Machine learning-based reliability analysis methods have shown great advancements for their computational efficiency and accuracy. Recently, many efficient learning strategies have been proposed to enhance the computational performance. However, few of them explores the theoretical optimal learning strategy. In this article, we propose several theorems that facilitates such exploration. Specifically, cases that considering and neglecting the correlations among the candidate design samples are well elaborated. Moreover, we prove that the well-known U learning function can be reformulated to the optimal learning function for the case neglecting the Kriging correlation. In addition, the theoretical optimal learning strategy for sequential multiple training samples enrichment is also mathematically explored through the Bayesian estimate with the corresponding lost functions. Simulation results show that the optimal learning strategy considering the Kriging correlation works better than that neglecting the Kriging correlation and other state-of-the art learning functions from the literatures in terms of the reduction of number of evaluations of performance function.
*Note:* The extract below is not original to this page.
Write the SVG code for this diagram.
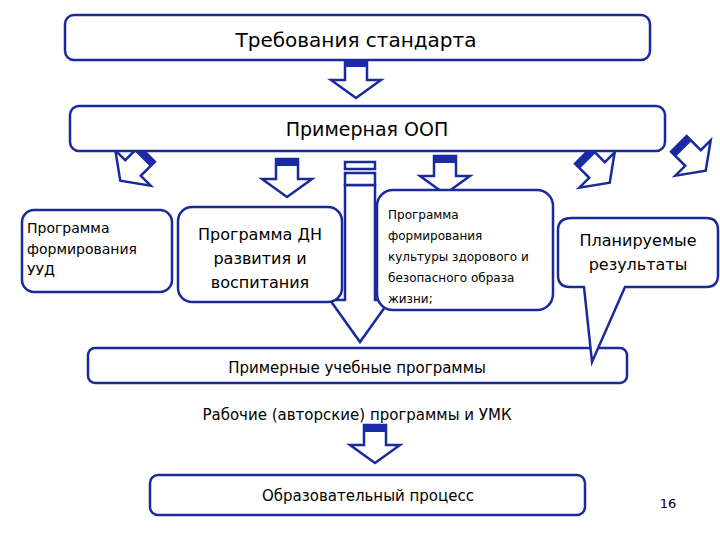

However, the implementation needs to investigate very large computational resource.

翻译：基于机器学习的可靠性分析方法因其计算效率和准确性而取得了显著进展。近年来，许多高效的学习策略被提出以提升计算性能，然而鲜有研究探讨理论最优学习策略。本文提出若干定理以推动该探索，具体而言，系统阐述了考虑与忽略候选设计样本间相关性的两类情形。此外，我们证明了著名的U学习函数可重新表述为忽略克里金相关性情形下的最优学习函数。同时，通过贝叶斯估计与相应损失函数，从数学角度探讨了序贯多训练样本扩充的理论最优学习策略。仿真结果表明，考虑克里金相关性的最优学习策略在减少性能函数评估次数方面，优于忽略该相关性的策略及文献中的其他先进学习函数，但该策略的实现需消耗极大的计算资源。